## Brief
Copy out the lines of the records below, and only those lines, from the one with "Reproduce this chart" through the one with "const H = 680;", exactly as they appear.

----- Records for processing

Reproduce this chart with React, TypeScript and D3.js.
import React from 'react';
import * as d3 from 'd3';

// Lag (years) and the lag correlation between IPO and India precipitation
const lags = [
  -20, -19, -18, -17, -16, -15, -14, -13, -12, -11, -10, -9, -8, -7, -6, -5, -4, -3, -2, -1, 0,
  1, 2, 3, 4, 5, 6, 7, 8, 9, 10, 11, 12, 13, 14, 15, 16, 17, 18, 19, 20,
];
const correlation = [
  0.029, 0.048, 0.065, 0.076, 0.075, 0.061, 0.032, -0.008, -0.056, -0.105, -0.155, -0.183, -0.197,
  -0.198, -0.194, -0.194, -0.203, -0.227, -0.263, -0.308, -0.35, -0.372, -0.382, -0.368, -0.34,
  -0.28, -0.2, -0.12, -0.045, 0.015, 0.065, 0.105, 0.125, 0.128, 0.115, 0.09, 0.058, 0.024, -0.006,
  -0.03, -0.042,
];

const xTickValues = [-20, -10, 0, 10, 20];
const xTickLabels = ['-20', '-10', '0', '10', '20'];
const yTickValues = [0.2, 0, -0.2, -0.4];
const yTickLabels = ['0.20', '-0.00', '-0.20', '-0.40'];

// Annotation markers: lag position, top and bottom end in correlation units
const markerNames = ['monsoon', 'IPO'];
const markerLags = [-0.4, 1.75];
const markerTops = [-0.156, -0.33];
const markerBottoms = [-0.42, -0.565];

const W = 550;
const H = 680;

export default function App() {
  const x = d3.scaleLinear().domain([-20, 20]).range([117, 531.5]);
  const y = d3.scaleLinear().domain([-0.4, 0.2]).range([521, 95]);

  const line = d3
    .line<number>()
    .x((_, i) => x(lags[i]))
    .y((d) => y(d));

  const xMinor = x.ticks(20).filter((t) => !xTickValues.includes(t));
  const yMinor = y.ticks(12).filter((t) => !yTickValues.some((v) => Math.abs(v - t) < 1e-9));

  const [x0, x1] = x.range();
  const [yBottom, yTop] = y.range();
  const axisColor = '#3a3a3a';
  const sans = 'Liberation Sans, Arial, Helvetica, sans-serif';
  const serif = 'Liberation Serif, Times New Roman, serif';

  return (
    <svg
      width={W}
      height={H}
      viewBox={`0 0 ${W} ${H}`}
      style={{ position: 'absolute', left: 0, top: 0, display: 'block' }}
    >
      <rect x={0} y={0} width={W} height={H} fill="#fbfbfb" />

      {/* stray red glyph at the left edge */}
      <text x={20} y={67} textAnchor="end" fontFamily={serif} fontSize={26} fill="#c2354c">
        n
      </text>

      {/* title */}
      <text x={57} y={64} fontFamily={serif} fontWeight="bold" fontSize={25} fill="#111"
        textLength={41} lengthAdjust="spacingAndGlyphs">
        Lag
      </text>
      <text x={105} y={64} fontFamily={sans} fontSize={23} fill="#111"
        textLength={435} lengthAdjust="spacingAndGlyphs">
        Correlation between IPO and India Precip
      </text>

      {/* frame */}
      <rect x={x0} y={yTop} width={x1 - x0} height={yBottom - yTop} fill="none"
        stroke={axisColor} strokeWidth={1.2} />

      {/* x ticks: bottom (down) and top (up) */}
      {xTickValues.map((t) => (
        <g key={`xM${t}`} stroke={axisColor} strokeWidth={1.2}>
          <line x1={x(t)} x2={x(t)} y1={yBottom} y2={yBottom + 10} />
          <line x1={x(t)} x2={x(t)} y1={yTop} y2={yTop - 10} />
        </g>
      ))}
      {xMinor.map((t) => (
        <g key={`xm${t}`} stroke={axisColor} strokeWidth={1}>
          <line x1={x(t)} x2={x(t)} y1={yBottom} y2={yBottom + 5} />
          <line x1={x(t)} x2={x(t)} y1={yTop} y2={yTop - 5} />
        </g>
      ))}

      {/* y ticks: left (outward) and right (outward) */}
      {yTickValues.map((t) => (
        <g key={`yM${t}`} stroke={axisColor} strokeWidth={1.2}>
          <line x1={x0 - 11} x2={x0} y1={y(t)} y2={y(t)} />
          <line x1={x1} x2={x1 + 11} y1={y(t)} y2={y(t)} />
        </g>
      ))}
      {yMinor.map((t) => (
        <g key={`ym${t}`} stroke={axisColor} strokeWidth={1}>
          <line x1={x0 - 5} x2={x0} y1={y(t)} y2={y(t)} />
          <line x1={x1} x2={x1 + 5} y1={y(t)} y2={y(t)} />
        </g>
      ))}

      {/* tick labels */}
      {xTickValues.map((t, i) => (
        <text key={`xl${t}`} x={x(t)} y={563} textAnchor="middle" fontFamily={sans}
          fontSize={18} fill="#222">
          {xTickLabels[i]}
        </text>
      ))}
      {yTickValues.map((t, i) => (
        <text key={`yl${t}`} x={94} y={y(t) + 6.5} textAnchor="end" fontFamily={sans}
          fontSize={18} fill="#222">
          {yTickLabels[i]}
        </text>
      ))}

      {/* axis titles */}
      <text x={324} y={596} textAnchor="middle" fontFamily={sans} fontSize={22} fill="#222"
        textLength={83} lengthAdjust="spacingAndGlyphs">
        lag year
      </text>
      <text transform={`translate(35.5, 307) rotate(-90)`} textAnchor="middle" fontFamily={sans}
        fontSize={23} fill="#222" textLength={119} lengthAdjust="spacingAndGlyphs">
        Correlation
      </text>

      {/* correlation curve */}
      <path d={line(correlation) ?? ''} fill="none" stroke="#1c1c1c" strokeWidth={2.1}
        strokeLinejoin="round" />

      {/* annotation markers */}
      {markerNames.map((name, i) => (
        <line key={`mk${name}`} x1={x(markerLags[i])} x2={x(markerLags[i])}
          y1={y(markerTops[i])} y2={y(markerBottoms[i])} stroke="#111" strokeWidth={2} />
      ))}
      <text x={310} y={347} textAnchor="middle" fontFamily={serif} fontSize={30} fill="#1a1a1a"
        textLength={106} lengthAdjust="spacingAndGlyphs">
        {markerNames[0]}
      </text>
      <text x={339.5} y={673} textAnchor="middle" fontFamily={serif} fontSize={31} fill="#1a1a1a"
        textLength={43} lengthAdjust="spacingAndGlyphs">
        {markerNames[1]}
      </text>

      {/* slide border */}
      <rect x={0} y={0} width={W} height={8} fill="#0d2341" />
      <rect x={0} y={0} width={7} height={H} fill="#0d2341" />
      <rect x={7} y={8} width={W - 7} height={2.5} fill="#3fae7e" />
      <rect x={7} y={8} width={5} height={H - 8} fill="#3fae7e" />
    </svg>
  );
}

----------
----- Records for processing

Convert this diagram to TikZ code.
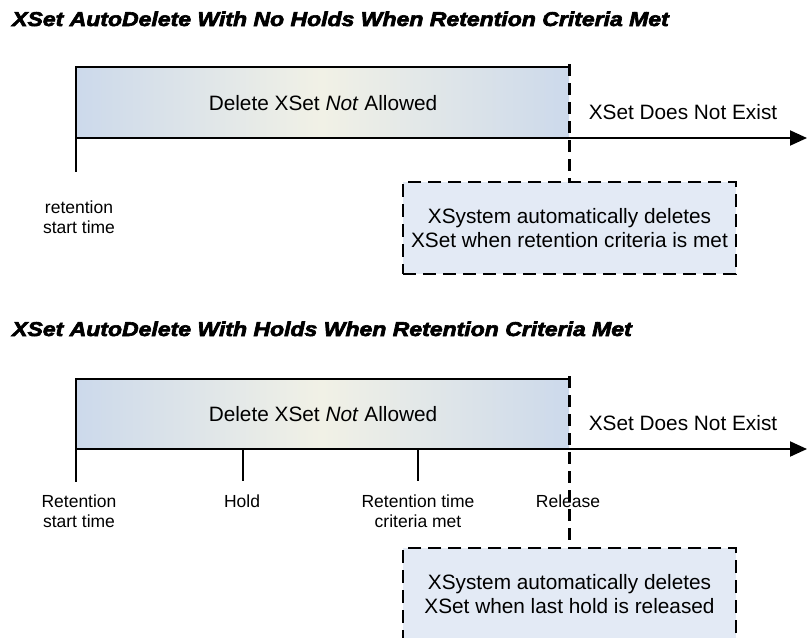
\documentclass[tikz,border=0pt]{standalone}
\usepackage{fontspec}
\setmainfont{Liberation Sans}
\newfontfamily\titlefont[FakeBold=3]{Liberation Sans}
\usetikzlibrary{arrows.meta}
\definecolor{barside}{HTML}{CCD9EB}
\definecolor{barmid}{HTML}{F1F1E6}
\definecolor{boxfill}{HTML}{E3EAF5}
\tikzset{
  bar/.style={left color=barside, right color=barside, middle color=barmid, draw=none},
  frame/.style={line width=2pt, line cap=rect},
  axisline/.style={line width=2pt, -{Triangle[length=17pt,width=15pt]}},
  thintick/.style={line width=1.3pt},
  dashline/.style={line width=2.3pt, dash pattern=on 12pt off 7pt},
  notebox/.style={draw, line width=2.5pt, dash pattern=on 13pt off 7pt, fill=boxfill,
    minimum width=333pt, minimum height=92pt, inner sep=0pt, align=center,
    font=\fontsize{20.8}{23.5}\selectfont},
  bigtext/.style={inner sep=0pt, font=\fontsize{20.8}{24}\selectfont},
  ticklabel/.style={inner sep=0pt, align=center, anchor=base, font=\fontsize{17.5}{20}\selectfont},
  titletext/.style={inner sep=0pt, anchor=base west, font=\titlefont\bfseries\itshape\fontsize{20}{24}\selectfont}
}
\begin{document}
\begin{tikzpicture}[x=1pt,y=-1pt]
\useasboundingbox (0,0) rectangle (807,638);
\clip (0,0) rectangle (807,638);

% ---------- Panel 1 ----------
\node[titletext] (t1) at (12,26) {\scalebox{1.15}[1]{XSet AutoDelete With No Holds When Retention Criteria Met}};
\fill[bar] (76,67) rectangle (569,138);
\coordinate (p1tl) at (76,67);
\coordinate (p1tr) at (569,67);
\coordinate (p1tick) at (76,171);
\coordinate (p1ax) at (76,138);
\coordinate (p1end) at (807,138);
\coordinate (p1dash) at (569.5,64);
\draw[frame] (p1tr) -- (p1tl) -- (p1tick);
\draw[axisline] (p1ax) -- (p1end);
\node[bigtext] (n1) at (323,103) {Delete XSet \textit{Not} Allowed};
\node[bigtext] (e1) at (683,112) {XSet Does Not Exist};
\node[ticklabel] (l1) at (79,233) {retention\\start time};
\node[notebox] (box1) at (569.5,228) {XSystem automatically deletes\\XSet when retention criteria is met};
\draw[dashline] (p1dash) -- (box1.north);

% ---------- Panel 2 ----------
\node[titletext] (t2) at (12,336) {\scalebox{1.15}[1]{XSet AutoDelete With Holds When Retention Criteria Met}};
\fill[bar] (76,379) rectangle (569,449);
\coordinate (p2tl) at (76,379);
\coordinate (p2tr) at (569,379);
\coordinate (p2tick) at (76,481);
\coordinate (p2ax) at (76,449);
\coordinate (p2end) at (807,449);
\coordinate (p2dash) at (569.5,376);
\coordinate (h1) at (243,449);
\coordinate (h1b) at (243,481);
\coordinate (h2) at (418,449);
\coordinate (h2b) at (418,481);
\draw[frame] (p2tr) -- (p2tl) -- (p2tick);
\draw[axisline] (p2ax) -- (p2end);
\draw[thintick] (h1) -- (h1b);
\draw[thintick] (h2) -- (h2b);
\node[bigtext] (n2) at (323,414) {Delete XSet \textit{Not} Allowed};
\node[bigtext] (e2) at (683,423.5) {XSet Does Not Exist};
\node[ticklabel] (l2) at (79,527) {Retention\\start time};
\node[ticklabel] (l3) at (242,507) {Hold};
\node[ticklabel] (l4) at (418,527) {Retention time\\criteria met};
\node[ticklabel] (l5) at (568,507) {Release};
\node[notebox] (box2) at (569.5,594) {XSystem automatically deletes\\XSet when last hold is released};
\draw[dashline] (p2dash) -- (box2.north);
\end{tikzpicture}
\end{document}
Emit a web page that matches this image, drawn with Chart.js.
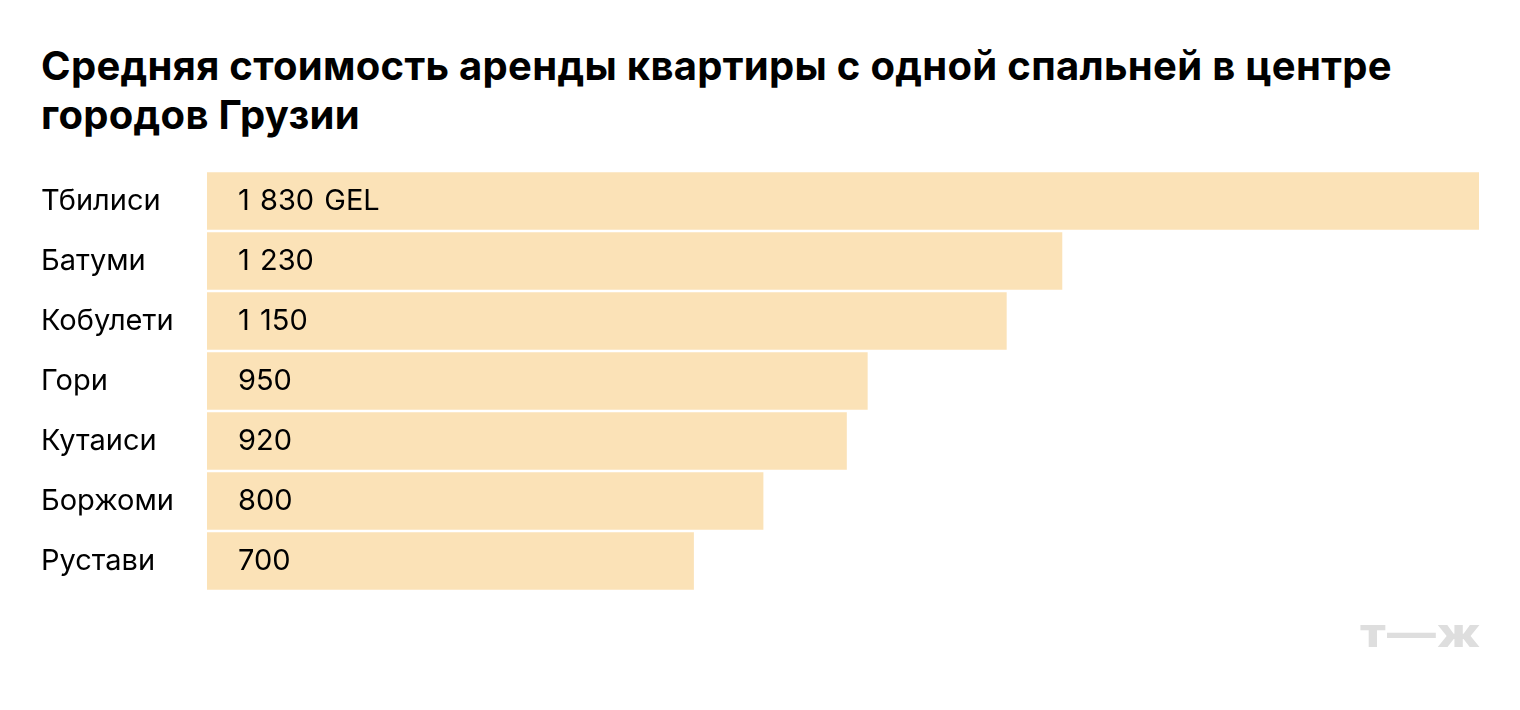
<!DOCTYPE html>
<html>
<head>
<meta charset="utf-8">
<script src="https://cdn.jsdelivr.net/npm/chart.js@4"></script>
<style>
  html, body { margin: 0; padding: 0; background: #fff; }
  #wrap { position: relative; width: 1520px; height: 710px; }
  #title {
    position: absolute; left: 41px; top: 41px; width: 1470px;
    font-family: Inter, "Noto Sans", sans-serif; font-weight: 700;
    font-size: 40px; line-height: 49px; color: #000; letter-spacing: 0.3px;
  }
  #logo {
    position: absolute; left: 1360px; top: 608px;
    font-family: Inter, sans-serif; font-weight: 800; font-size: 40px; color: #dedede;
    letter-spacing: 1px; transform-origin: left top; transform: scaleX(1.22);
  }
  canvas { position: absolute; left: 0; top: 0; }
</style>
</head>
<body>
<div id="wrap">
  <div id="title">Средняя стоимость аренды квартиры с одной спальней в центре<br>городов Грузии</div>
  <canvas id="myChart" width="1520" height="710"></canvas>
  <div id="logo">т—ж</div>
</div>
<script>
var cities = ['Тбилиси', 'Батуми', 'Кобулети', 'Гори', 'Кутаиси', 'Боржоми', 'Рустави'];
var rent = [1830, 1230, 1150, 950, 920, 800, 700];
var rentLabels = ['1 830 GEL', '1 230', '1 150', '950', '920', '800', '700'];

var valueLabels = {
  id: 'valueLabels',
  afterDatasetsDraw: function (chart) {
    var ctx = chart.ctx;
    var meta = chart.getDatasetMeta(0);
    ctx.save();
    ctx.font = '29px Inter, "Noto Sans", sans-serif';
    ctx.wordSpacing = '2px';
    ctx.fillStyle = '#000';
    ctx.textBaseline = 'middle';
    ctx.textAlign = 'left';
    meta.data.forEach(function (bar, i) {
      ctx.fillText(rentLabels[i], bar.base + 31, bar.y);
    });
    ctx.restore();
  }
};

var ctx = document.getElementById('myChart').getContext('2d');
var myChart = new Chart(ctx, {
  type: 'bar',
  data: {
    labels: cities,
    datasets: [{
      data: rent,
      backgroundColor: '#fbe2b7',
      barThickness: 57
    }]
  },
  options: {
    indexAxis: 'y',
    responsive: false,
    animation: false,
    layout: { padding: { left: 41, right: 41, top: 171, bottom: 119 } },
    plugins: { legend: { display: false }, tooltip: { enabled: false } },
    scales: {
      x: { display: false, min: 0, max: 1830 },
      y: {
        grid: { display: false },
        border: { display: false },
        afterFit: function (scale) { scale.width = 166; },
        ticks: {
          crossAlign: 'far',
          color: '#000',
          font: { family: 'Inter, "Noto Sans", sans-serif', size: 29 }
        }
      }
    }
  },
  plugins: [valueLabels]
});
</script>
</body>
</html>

----------

## The output
Reproduce this chart with React, TypeScript and D3.js.
import React from 'react';
import * as d3 from 'd3';

// Lag (years) and the lag correlation between IPO and India precipitation
const lags = [
  -20, -19, -18, -17, -16, -15, -14, -13, -12, -11, -10, -9, -8, -7, -6, -5, -4, -3, -2, -1, 0,
  1, 2, 3, 4, 5, 6, 7, 8, 9, 10, 11, 12, 13, 14, 15, 16, 17, 18, 19, 20,
];
const correlation = [
  0.029, 0.048, 0.065, 0.076, 0.075, 0.061, 0.032, -0.008, -0.056, -0.105, -0.155, -0.183, -0.197,
  -0.198, -0.194, -0.194, -0.203, -0.227, -0.263, -0.308, -0.35, -0.372, -0.382, -0.368, -0.34,
  -0.28, -0.2, -0.12, -0.045, 0.015, 0.065, 0.105, 0.125, 0.128, 0.115, 0.09, 0.058, 0.024, -0.006,
  -0.03, -0.042,
];

const xTickValues = [-20, -10, 0, 10, 20];
const xTickLabels = ['-20', '-10', '0', '10', '20'];
const yTickValues = [0.2, 0, -0.2, -0.4];
const yTickLabels = ['0.20', '-0.00', '-0.20', '-0.40'];

// Annotation markers: lag position, top and bottom end in correlation units
const markerNames = ['monsoon', 'IPO'];
const markerLags = [-0.4, 1.75];
const markerTops = [-0.156, -0.33];
const markerBottoms = [-0.42, -0.565];

const W = 550;
const H = 680;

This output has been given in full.